Here is the same query, after I fixed it up yesterday.
SELECT
COUNT(comment_id) AS id,
t_threads.title,
t_tcomments.thread_id,
edit,
MAX(t_tcomments.timestamp) AS date,
`lock`
FROM t_threads
LEFT JOIN t_tcomments
ON t_tcomments.thread_id = t_threads.thread_id
WHERE t_threads.active = 'true'
AND forum_id = '$_GET['forum_id']'
AND t_tcomments.active = 'true'
GROUP BY t_threads.title
ORDER BY date DESC
If you know basic SQL, you can loosely translate this. But I will translate.
SELECT selects the table columns that are required.
COUNT counts the specific column name. Counting the column 'comment_id' will return the number of comments.
AS gives the count-results and MAX results an alias.
MAX tells the code to return the maximum date.
All the rest of the columns are listed under in this syntax: table_name.column
It is only necessary to specify the table name if the column name is ambiguous (found on both join tables).
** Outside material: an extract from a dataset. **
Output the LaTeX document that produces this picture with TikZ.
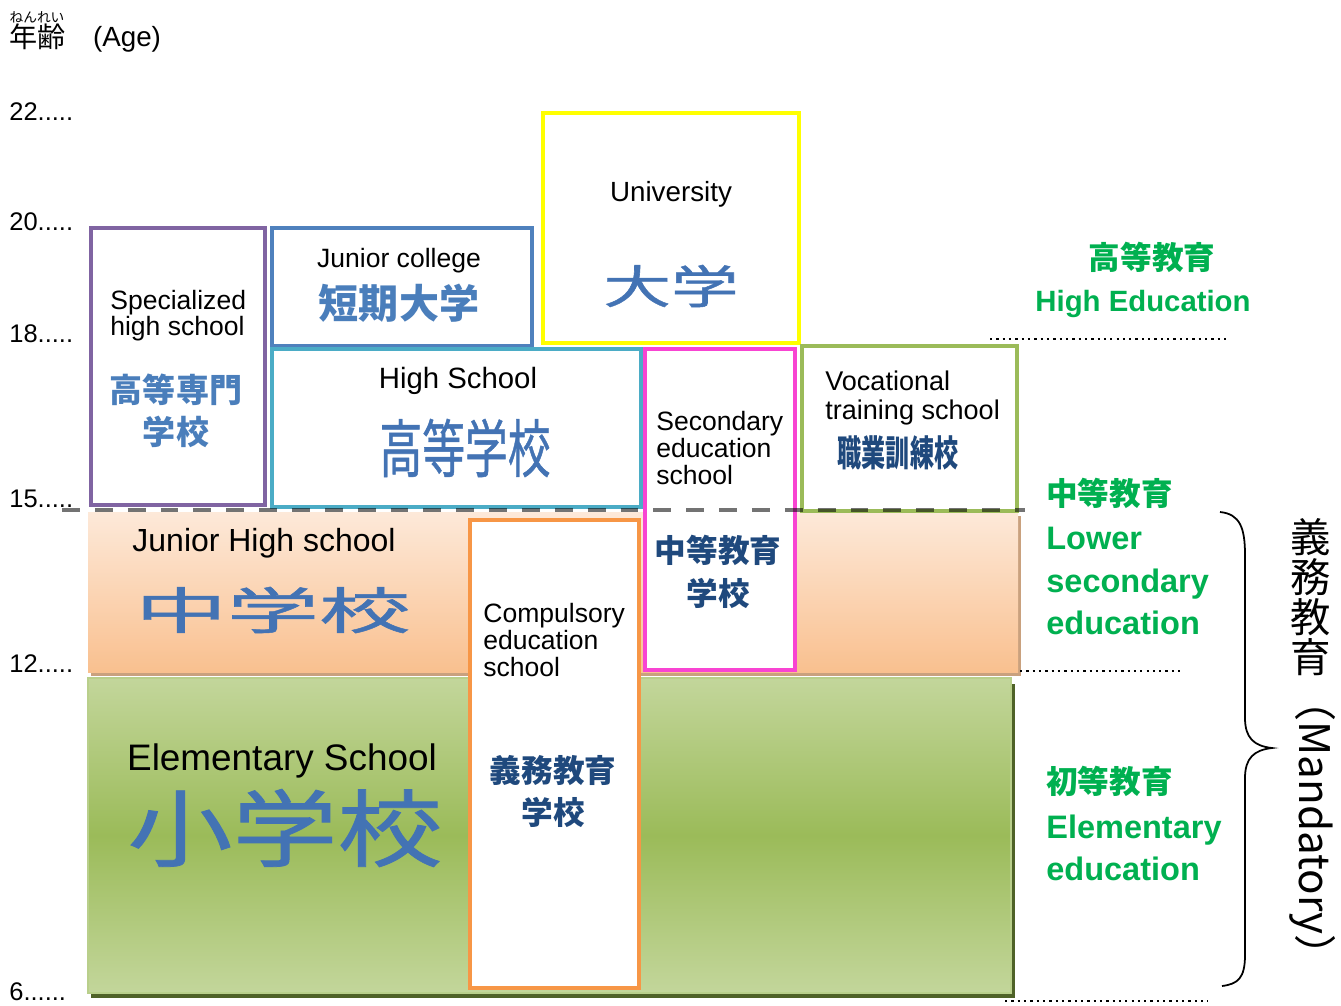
\documentclass[tikz,border=0pt]{standalone}
\usepackage{fontspec}
\usepackage{graphicx}
\setmainfont{Liberation Sans}
\newfontfamily\cjk{Noto Sans CJK JP}
\newfontfamily\cjkthick{Noto Sans CJK JP}[FakeBold=0.9]
\newcommand\setfs[2]{\fontsize{#1}{#2}\selectfont}
\definecolor{purpleline}{HTML}{8064A2}
\definecolor{blueline}{HTML}{4F81BD}
\definecolor{yellowline}{HTML}{FFFF00}
\definecolor{cyanline}{HTML}{4BACC6}
\definecolor{pinkline}{HTML}{F844D2}
\definecolor{greenline}{HTML}{9BBB59}
\definecolor{orangeline}{HTML}{F79646}
\definecolor{kanblue}{HTML}{4A7EBB}
\definecolor{bigblue}{HTML}{4373B4}
\definecolor{navyblue}{HTML}{1F497D}
\definecolor{grntext}{HTML}{00B050}
\definecolor{peachtop}{HTML}{FDE9D9}
\definecolor{peachbot}{HTML}{F9C08F}
\definecolor{peachedge}{HTML}{C9A17E}
\definecolor{elemlight}{HTML}{C3D69B}
\definecolor{elemmid}{HTML}{9BBB59}
\definecolor{elemshadow}{HTML}{4F6228}
\begin{document}
\begin{tikzpicture}[x=0.02cm,y=-0.02cm,
  box/.style={line width=2.8pt,fill=white},
  eng/.style={inner sep=0pt},
  kan/.style={inner sep=0pt,text=kanblue},
  big/.style={inner sep=0pt,text=bigblue},
  navy/.style={inner sep=0pt,align=center,text=navyblue,font=\cjk\bfseries\setfs{18}{24.5}},
  grn/.style={inner sep=0pt,text=grntext,font=\bfseries\setfs{18.5}{24.3}}]
\useasboundingbox (0,0) rectangle (1341,1005);

% age axis
\node[inner sep=0pt,font=\cjk\setfs{7.8}{8}] (ruby) at (37,17) {ねんれい};
\node[inner sep=0pt,font=\cjk\setfs{16}{16}] (nenrei) at (38,37) {年齢};
\node[inner sep=0pt,font=\setfs{15.8}{16}] (age) at (127,39) {(Age)};
\foreach \a/\y in {22/112,20/222,18/334,15/499,12/664}
  \node[inner sep=0pt,anchor=west,font=\setfs{14.5}{15}] (tick\a) at (9,\y) {\a.....};
\node[inner sep=0pt,anchor=west,font=\setfs{14.5}{15}] (tick6) at (9,992) {6......};

% bands
\fill[elemshadow] (91,684) rectangle (1015,998);
\shade[top color=elemlight,bottom color=elemlight,middle color=elemmid] (88,678) rectangle (1011,993);
\draw[greenline!70!white,line width=1pt] (88,678) rectangle (1011,993);
\fill[peachedge] (91,516) rectangle (1021,676);
\shade[top color=peachtop,bottom color=peachbot] (88,512) rectangle (1018,672);

% schools
\draw[box,draw=purpleline] (91,228) rectangle (265,505);
\draw[box,draw=blueline] (272,228) rectangle (532,346);
\draw[box,draw=yellowline] (543,113) rectangle (799,343);
\draw[box,draw=cyanline] (272,349) rectangle (641,507);
\draw[box,draw=pinkline] (645,349) rectangle (795,670);
\draw[box,draw=greenline] (802,346) rectangle (1017,511);
\draw[box,draw=orangeline] (470,520) rectangle (639,988);
\draw[black,opacity=.55,line width=2pt,dash pattern=on 10.2pt off 8.5pt] (62,510) -- (1025,510);

\node[eng,align=left,anchor=west,font=\setfs{15.1}{14.8}] (spec) at (110,316) {Specialized\\high school};
\node[kan,align=center,font=\cjk\bfseries\setfs{18.8}{23.9}] (spec-jp) at (176,411) {高等専門\\学校};
\node[eng,font=\setfs{15.1}{15}] (jc) at (399,261) {Junior college};
\node[kan,font=\cjk\bfseries\setfs{22.8}{23}] (jc-jp) at (399,303) {短期大学};
\node[eng,font=\setfs{15.8}{16}] (univ) at (671,194) {University};
\node[big,font=\cjkthick\setfs{26}{26}] (univ-jp) at (671,286) {\scalebox{1.48}[1]{大学}};
\node[eng,font=\setfs{16.7}{17}] (hs) at (458,381) {High School};
\node[big,font=\cjkthick\setfs{35.8}{36}] (hs-jp) at (465,448) {\scalebox{0.68}[1]{高等学校}};
\node[eng,align=left,anchor=west,font=\setfs{15.1}{15.1}] (sec) at (656,448) {Secondary\\education\\school};
\node[navy] (sec-jp) at (718,572) {中等教育\\学校};
\node[eng,align=left,anchor=west,font=\setfs{15.4}{16.5}] (voc) at (825,398) {Vocational\\training school};
\node[inner sep=0pt,text=navyblue,font=\cjk\bfseries\setfs{20.5}{21}] (voc-jp) at (898,453) {\scalebox{0.67}[1]{職業訓練校}};
\node[eng,font=\setfs{18.2}{18}] (jhs) at (264,543) {Junior High school};
\node[big,font=\cjkthick\setfs{28.4}{28}] (jhs-jp) at (273,610) {\scalebox{1.84}[1]{中学校}};
\node[eng,font=\setfs{21}{21}] (elem) at (282,761) {Elementary School};
\node[big,font=\cjkthick\setfs{47.8}{48}] (elem-jp) at (285,828) {\scalebox{1.25}[1]{小学校}};
\node[eng,align=left,anchor=west,font=\setfs{15.1}{15.4}] (comp) at (483,640) {Compulsory\\education\\school};
\node[navy,font=\cjk\bfseries\setfs{18}{23.9}] (comp-jp) at (553,791) {義務教育\\学校};

% stages
\node[grn,font=\cjk\bfseries\setfs{18}{18}] (high-jp) at (1152,257) {高等教育};
\node[grn,font=\bfseries\setfs{16.7}{17}] (high-en) at (1143,304) {High Education};
\node[grn,anchor=west,font=\cjk\bfseries\setfs{18}{18}] (mid-jp) at (1046,493) {中等教育};
\node[grn,anchor=west,align=left] (mid-en) at (1046,581) {Lower\\secondary\\education};
\node[grn,anchor=west,font=\cjk\bfseries\setfs{18}{18}] (prim-jp) at (1046,781) {初等教育};
\node[grn,anchor=west,align=left] (prim-en) at (1046,848) {Elementary\\education};
\foreach \xa/\xb/\y in {990/1230/339,1020/1180/671,1005/1208/1001}
  \draw[line width=1.3pt,dash pattern=on 1.3pt off 2.3pt] (\xa,\y) -- (\xb,\y);

% mandatory
\draw[line width=1pt] (1220,512) .. controls (1240,514) and (1245,528) .. (1245,555) -- (1245,718)
  .. controls (1245,738) and (1254,746) .. (1272,748) .. controls (1254,750) and (1245,758) .. (1245,778)
  -- (1245,955) .. controls (1245,978) and (1238,984) .. (1222,986);
\node[inner sep=0pt,align=center,font=\cjk\setfs{23}{22.8}] (gimu) at (1311,597) {義\\務\\教\\育};
\node[inner sep=0pt,rotate=-90,font=\cjk\setfs{24}{24}] (mand) at (1313,828) {（Mandatory）};
\end{tikzpicture}
\end{document}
FROM specifies the primary table that you will be querying.
LEFT JOIN is like FROM, but it specifies the table to join.
ON specifies where the join will "hinge" at. The query will now look for matching results for the two specified columns.
WHERE will look for these conditions, and return the only the results that match them.
AND obviously joins the conditions if there are more than one to require.
GROUB BY is a confusing thing. It groups ant excess results from any COUNT and JOIN to the specified column
ORDER BY returns the results in the ASC (ascending) or DESC (descending) order of that list.
Confusing?
I thought this may help some of you young developers out there that want to learn.
Please ask any questions you might have!
Have a nice day!
A $ is the prefix to variables in PHP. For those people who think the $ goes after an amount of money, please stay away from PHP because it won't work for you.